The container tries to allocate 200 MB but is capped at a 64 Mi limit, so the kernel terminates it.
Apply:
kubectl apply -f oom-test.yaml
Step 2: Observe Pod Behavior
kubectl get pods
The pod restarts repeatedly and settles into CrashLoopBackOff.
Step 3: Confirm OOMKilled
kubectl describe pod <pod-name>
Look at the Last State block:
Last State: Terminated
Reason: OOMKilled
Exit Code: 137
Exit Code 137 is the reliable signal of a memory kill (128 + signal 9 / SIGKILL). The Reason field shows OOMKilled when the container's main process is the one the kernel kills. If the kernel kills a child process instead (as some workloads, including this stress example, can trigger), the Reason may instead read Error with the same exit code 137. In both cases the container was terminated for exceeding its memory limit.
8. How to Troubleshoot
Step 1: Check Real Memory Usage
kubectl top pod <pod-name>
Compare:
- Actual usage
- Memory request
- Memory limit
Step 2: Identify the Offending Pod
- Look for pods near memory limit
- Check restart count
- Review application logs
Step 3: Fix the Root Cause
| Scenario | Fix |
|---|---|
| Memory leak | Fix application |
| Low limit | Increase memory limit |
| Bursty usage | Increase limit + headroom |
| JVM apps | Set heap size |
| High load | Scale replicas |
9. What NOT to Do
- Disable memory limits
- Ignore OOMKilled events
- Set very low requests
- Remove node pressure protections
These lead to node crashes.
Golden Rules
-
Memory requests must reflect real application usage, not assumptions or best-case estimates. Incorrect requests lead to poor scheduling and instability.
-
Memory limits must always include headroom to handle traffic spikes, GC cycles, and temporary memory bursts. Limits set too tight will inevitably cause OOMKilled.
-
Memory-intensive applications must be explicitly tuned (Java, Node.js, Python). Default runtime settings are not container-aware and often exceed Kubernetes memory limits.
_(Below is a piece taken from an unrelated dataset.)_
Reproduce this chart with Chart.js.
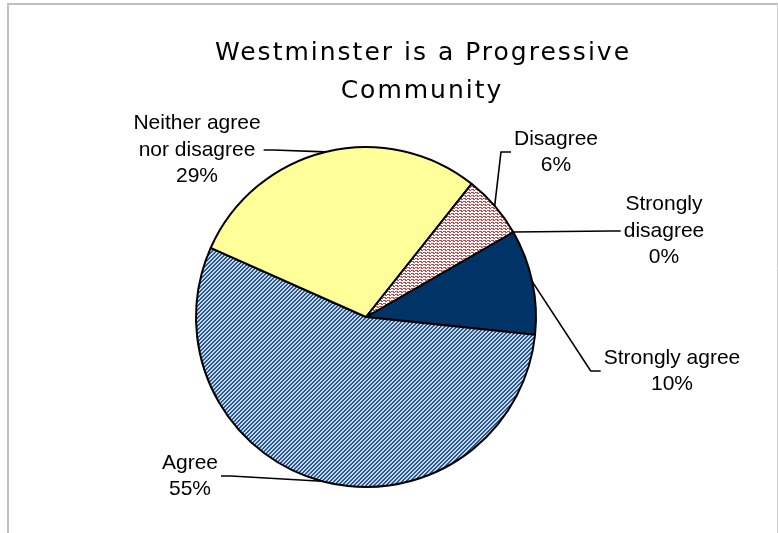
<!DOCTYPE html>
<html>
<head>
<meta charset="utf-8">
<script src="https://cdn.jsdelivr.net/npm/chart.js@4.4.0/dist/chart.umd.min.js"></script>
<style>
  html, body { margin: 0; padding: 0; background: #fff; }
  canvas { display: block; }
</style>
</head>
<body>
<canvas id="chart" width="778" height="533"></canvas>
<script>
var titleLines = ['Westminster is a Progressive', 'Community'];
var categories = ['Strongly agree', 'Agree', 'Neither agree nor disagree', 'Disagree', 'Strongly disagree'];
var percentages = [10, 55, 29, 6, 0];

// label boxes: centre of the text block, which side the leader enters, wrap width
var labelBoxes = [
    { cx: 672, cy: 371, side: 'left',  wrap: 160 },
    { cx: 190, cy: 476, side: 'right', wrap: 100 },
    { cx: 197, cy: 150, side: 'right', wrap: 140 },
    { cx: 556, cy: 152, side: 'left',  wrap: 100 },
    { cx: 664, cy: 231, side: 'left',  wrap: 90 }
];

// tiny repeating tiles for the hatched slices
function makePattern(rows, colors) {
    var c = document.createElement('canvas');
    c.width = rows[0].length;
    c.height = rows.length;
    var g = c.getContext('2d');
    for (var y = 0; y < rows.length; y++) {
        for (var x = 0; x < rows[y].length; x++) {
            g.fillStyle = colors[rows[y][x]];
            g.fillRect(x, y, 1, 1);
        }
    }
    return g.createPattern(c, 'repeat');
}

var agreeFill = makePattern(
    ['..##', '.##.', '##..', '#..#'],
    { '#': '#2a5890', '.': '#c4d6ea' }
);
var disagreeFill = makePattern(
    ['rr.r', '.rr.', '....'],
    { 'r': '#cc4444', '.': '#ffffff' }
);

var sliceColors = ['#003366', agreeFill, '#ffff99', disagreeFill, '#ff8080'];

function wrapText(ctx, text, maxWidth) {
    var words = text.split(' ');
    var lines = [];
    var cur = '';
    words.forEach(function (w) {
        var test = cur ? cur + ' ' + w : w;
        if (cur && ctx.measureText(test).width > maxWidth) {
            lines.push(cur);
            cur = w;
        } else {
            cur = test;
        }
    });
    if (cur) lines.push(cur);
    return lines;
}

var framePlugin = {
    id: 'frame',
    beforeDraw: function (chart) {
        var ctx = chart.ctx;
        ctx.save();
        ctx.fillStyle = '#ffffff';
        ctx.fillRect(0, 0, chart.width, chart.height);
        ctx.strokeStyle = '#c0c0c0';
        ctx.lineWidth = 2;
        ctx.beginPath();
        ctx.moveTo(8, chart.height);
        ctx.lineTo(8, 4);
        ctx.lineTo(chart.width, 4);
        ctx.stroke();
        ctx.lineWidth = 1;
        ctx.strokeStyle = '#d0d0d0';
        ctx.beginPath();
        ctx.moveTo(777.5, 4);
        ctx.lineTo(777.5, chart.height);
        ctx.stroke();

        // title, two centred lines with wide tracking
        ctx.fillStyle = '#000000';
        ctx.font = '25px "DejaVu Sans"';
        ctx.letterSpacing = '2px';
        ctx.textAlign = 'center';
        ctx.textBaseline = 'alphabetic';
        ctx.fillText(titleLines[0], 423, 60);
        ctx.fillText(titleLines[1], 422, 98);
        ctx.restore();
    }
};

var labelPlugin = {
    id: 'sliceLabels',
    afterDatasetsDraw: function (chart) {
        var ctx = chart.ctx;
        var arcs = chart.getDatasetMeta(0).data;
        ctx.save();
        ctx.font = '21px "Liberation Sans", Arial, sans-serif';
        ctx.textAlign = 'center';
        ctx.textBaseline = 'middle';
        var lineH = 26.5;
        arcs.forEach(function (arc, i) {
            var p = arc.getProps(['x', 'y', 'startAngle', 'endAngle', 'outerRadius'], true);
            var mid = (p.startAngle + p.endAngle) / 2;
            var ax = p.x + Math.cos(mid) * p.outerRadius;
            var ay = p.y + Math.sin(mid) * p.outerRadius;
            var box = labelBoxes[i];
            var lines = wrapText(ctx, categories[i], box.wrap);
            lines.push(percentages[i] + '%');
            var maxW = 0;
            lines.forEach(function (l) { maxW = Math.max(maxW, ctx.measureText(l).width); });

            // leader: short stub off the label, then straight to the slice edge
            var ex = box.side === 'left' ? box.cx - maxW / 2 - 3 : box.cx + maxW / 2 + 3;
            var sx = box.side === 'left' ? ex - 10 : ex + 10;
            ctx.strokeStyle = '#000000';
            ctx.lineWidth = 1.6;
            ctx.beginPath();
            ctx.moveTo(ex, box.cy);
            ctx.lineTo(sx, box.cy);
            ctx.lineTo(ax, ay);
            ctx.stroke();

            ctx.fillStyle = '#000000';
            var top = box.cy - (lines.length - 1) * lineH / 2;
            lines.forEach(function (l, k) {
                ctx.fillText(l, box.cx, top + k * lineH);
            });
        });
        ctx.restore();
    }
};

new Chart(document.getElementById('chart'), {
    type: 'pie',
    data: {
        labels: categories,
        datasets: [{
            data: percentages,
            backgroundColor: sliceColors,
            borderColor: '#000000',
            borderWidth: 2,
            hoverOffset: 0,
            radius: 170
        }]
    },
    options: {
        responsive: false,
        animation: false,
        events: [],
        rotation: 60,
        layout: { padding: { left: 196, right: 242, top: 147, bottom: 46 } },
        plugins: {
            legend: { display: false },
            title: { display: false },
            tooltip: { enabled: false }
        }
    },
    plugins: [framePlugin, labelPlugin]
});
</script>
</body>
</html>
10. Prevention Best Practices
- Always set memory requests & limits
- Monitor pod memory usage
- Alert on OOMKilled events
- Test workloads under load
- Tune language runtimes
11. Final Statement
OOMKilled is not a Kubernetes bug. It is Kubernetes and Linux protecting node stability.
If memory limits are ignored, the kernel enforces them.